Deputi Bidang Koordinasi Ekonomi Makro dan Keuangan Kementerian Koordinator Bidang Perekonomian Iskandar Simorangkir menuturkan, kendati naik pesat, indeks inklusi dan literasi keuangan RI masih di bawah negara tetangga, seperti Malaysia dan Thailand.
”Literasi keuangan melalui edukasi keuangan perlu didorong sehingga indeks inklusi keuangan dapat ditingkatkan. Semua hal itu akan berujung pada peningkatan kesejahteraan masyarakat, khususnya kelompok bawah, serta usaha mikro dan kecil,” kata Iskandar.

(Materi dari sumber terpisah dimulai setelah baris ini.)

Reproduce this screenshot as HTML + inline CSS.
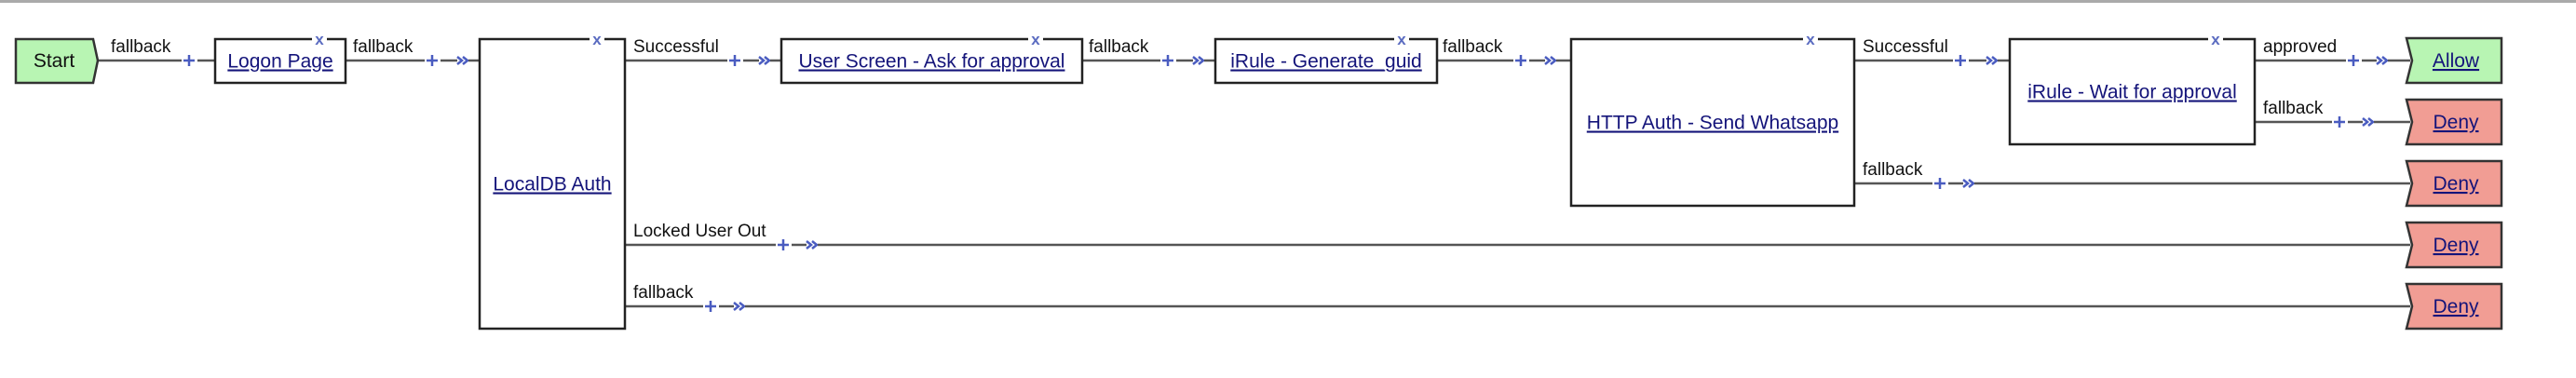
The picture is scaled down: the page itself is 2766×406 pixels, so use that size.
<!DOCTYPE html>
<html><head><meta charset="utf-8"><style>
html,body{margin:0;padding:0;background:#fff;}
svg{display:block;}
.lbl{font-family:"Liberation Sans",sans-serif;font-size:19px;fill:#111;}
.lnk{font-family:"Liberation Sans",sans-serif;font-size:21px;fill:#14147a;text-decoration:underline;}
.st{font-family:"Liberation Sans",sans-serif;font-size:21px;fill:#111;}
.x{font-family:"Liberation Sans",sans-serif;font-size:17px;fill:#5a6bc0;font-weight:bold;}
</style></head><body>
<svg width="2766" height="406" viewBox="0 0 2766 406" xmlns="http://www.w3.org/2000/svg">
<rect x="0" y="0" width="2766" height="3" fill="#aaa"/>
<g id="conn" stroke="#555" stroke-width="2.5" fill="none"></g>
<g id="nodes"></g>
</svg>
<script>
const NS="http://www.w3.org/2000/svg";
const svg=document.querySelector('svg');
function el(t,a,txt){const e=document.createElementNS(NS,t);for(const k in a)e.setAttribute(k,a[k]);if(txt!==undefined)e.textContent=txt;svg.appendChild(e);return e;}
function line(x1,y1,x2,y2){el('line',{x1,y1,x2,y2,stroke:'#555','stroke-width':2.5});}
function plus(cx,y){el('path',{d:`M${cx-6} ${y}H${cx+6}M${cx} ${y-6}V${y+6}`,stroke:'#4a5cc0','stroke-width':2.5,fill:'none'});}
function chev(x,y){el('path',{d:`M${x} ${y-4}L${x+5} ${y}L${x} ${y+4}M${x+6} ${y-4}L${x+11} ${y}L${x+6} ${y+4}`,stroke:'#4a5cc0','stroke-width':2.5,fill:'none'});}
function conn(x0,y,lx,label,px,cx,x1){
  el('text',{x:lx,y:y-9,class:'lbl'},label);
  line(x0,y,px-8,y);plus(px,y);
  if(cx){line(px+9,y,cx,y);chev(cx,y);line(cx+12,y,x1,y);}
  else line(px+9,y,x1,y);
}
conn(105,65,119,'fallback',203,0,231);
conn(371,65,379,'fallback',464,491,515);
conn(671,65,680,'Successful',789,815,839);
conn(1162,65,1169,'fallback',1254,1281,1305);
conn(1543,65,1549,'fallback',1633,1659,1687);
conn(1991,65,2000,'Successful',2105,2133,2158);
conn(2421,65,2430,'approved',2527,2552,2588);
conn(2421,131,2430,'fallback',2512,2537,2588);
conn(1991,197,2000,'fallback',2083,2108,2588);
conn(671,263,680,'Locked User Out',841,866,2588);
conn(671,329,680,'fallback',763,788,2588);
function box(x1,y1,x2,y2,txt,xm){
  el('rect',{x:x1,y:y1,width:x2-x1,height:y2-y1,fill:'#fff',stroke:'#222','stroke-width':2.5});
  el('rect',{x:xm-8,y:y1-3,width:16,height:6,fill:'#fff'});
  el('text',{x:xm,y:y1+6,class:'x','text-anchor':'middle'},'x');
  el('text',{x:(x1+x2)/2,y:(y1+y2)/2+7,class:'lnk','text-anchor':'middle'},txt);
}
box(231,42,371,89,'Logon Page',343);
box(515,42,671,353,'LocalDB Auth',641);
box(839,42,1162,89,'User Screen - Ask for approval',1112);
box(1305,42,1543,89,'iRule - Generate_guid',1505);
box(1687,42,1991,221,'HTTP Auth - Send Whatsapp',1944);
box(2158,42,2421,155,'iRule - Wait for approval',2379);
// Start
el('path',{d:'M17 42H100L105 65L100 89H17Z',fill:'#b8f5b3',stroke:'#333','stroke-width':2.5});
el('text',{x:58,y:72,class:'st','text-anchor':'middle'},'Start');
function term(y1,txt,fill){
  const y2=y1+48,ym=y1+24;
  el('path',{d:`M2584 ${y1}H2686V${y2}H2584L2590 ${ym}Z`,fill,stroke:'#333','stroke-width':2.5});
  el('text',{x:2637,y:ym+7,class:'lnk','text-anchor':'middle'},txt);
}
term(41,'Allow','#b8f5b3');
term(107,'Deny','#f19d94');
term(173,'Deny','#f19d94');
term(239,'Deny','#f19d94');
term(305,'Deny','#f19d94');
</script>
</body></html>
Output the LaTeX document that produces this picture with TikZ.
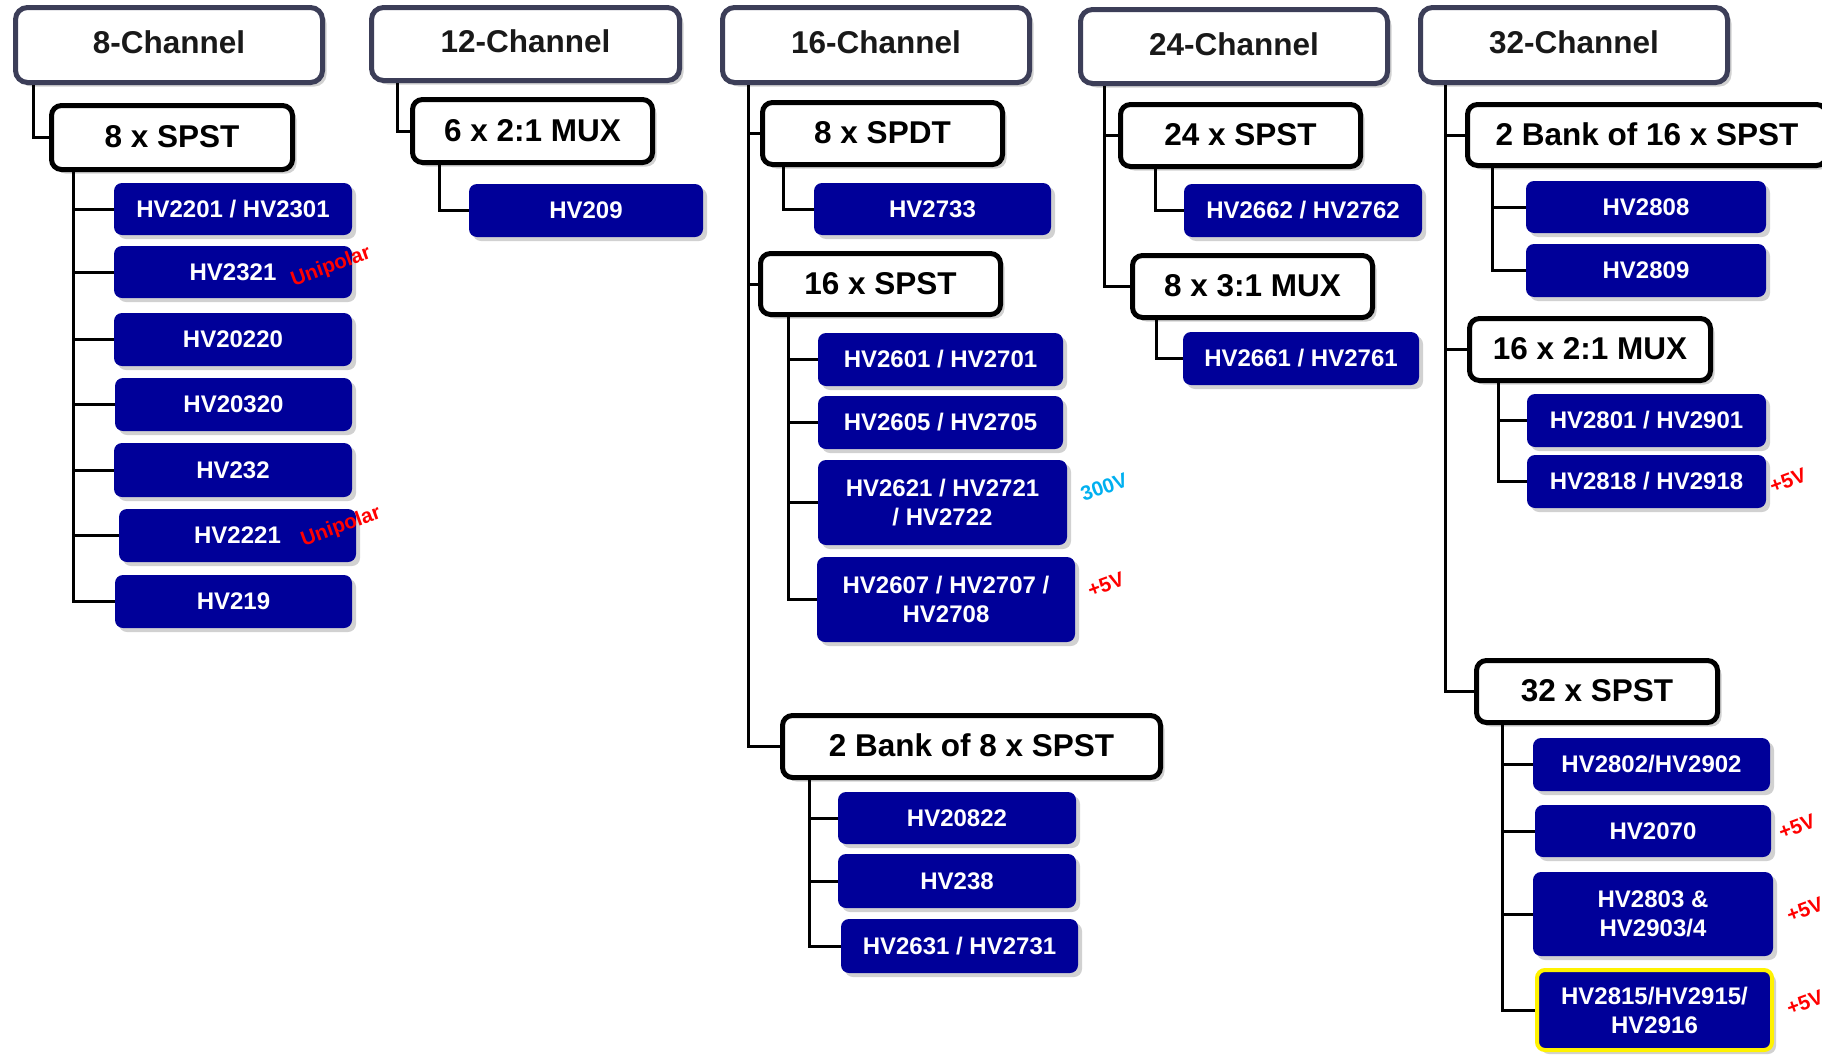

Selain melalui edukasi, Iskandar menyebutkan, program pemulihan ekonomi nasional yang fokus pada usaha mikro, kecil, dan menengah (UMKM) juga mendorong peningkatan inklusi keuangan. Sebab, dalam mendistribusikan bantuan, pemerintah menggunakan layanan lembaga keuangan sehingga UMKM penerima bantuan bisa tersentuh layanan keuangan.
Pemerintah memiliki program kredit usaha rakyat (KUR) yang subsidi bunganya ditanggung penuh, yakni KUR Super Mikro. KUR tersebut ditujukan untuk masyarakat yang terkena pemutusan hubungan kerja (PHK) dan ibu-ibu yang berupaya untuk mengembangkan bisnis di tengah masa krisis kesehatan.
”KUR juga dibarengi program bantuan Rp 2,4 juta bagi 12 juta pelaku UMKM. Menurut rencana, akan kami tingkatkan menjadi 15 juta pelaku UMKM,” ujarnya.
Pemahaman
Dalam kesempatan terpisah, Sekretaris Perusahaan PT Akulaku Finance Indonesia Wildan Kesuma berpendapat, literasi keuangan adalah pemahaman yang penting dimiliki masyarakat. Selisih yang cukup besar antara tingkat inklusi dan literasi keuangan Indonesia menandakan sejumlah masyarakat pengguna layanan keuangan tidak begitu memahami layanan yang mereka gunakan.
”Literasi keuangan adalah pengetahuan, keterampilan, dan keyakinan untuk meningkatkan kualitas pengelolaan keuangan dalam rangka mencapai kesejahteraan. Aspek ini yang harus kita tingkatkan sebelum mulai mengambil keputusan yang bisa memengaruhi kondisi keuangan,” kata Wildan.
Program pemulihan ekonomi nasional yang fokus pada usaha mikro, kecil, dan menengah (UMKM) juga mendorong peningkatan inklusi keuangan.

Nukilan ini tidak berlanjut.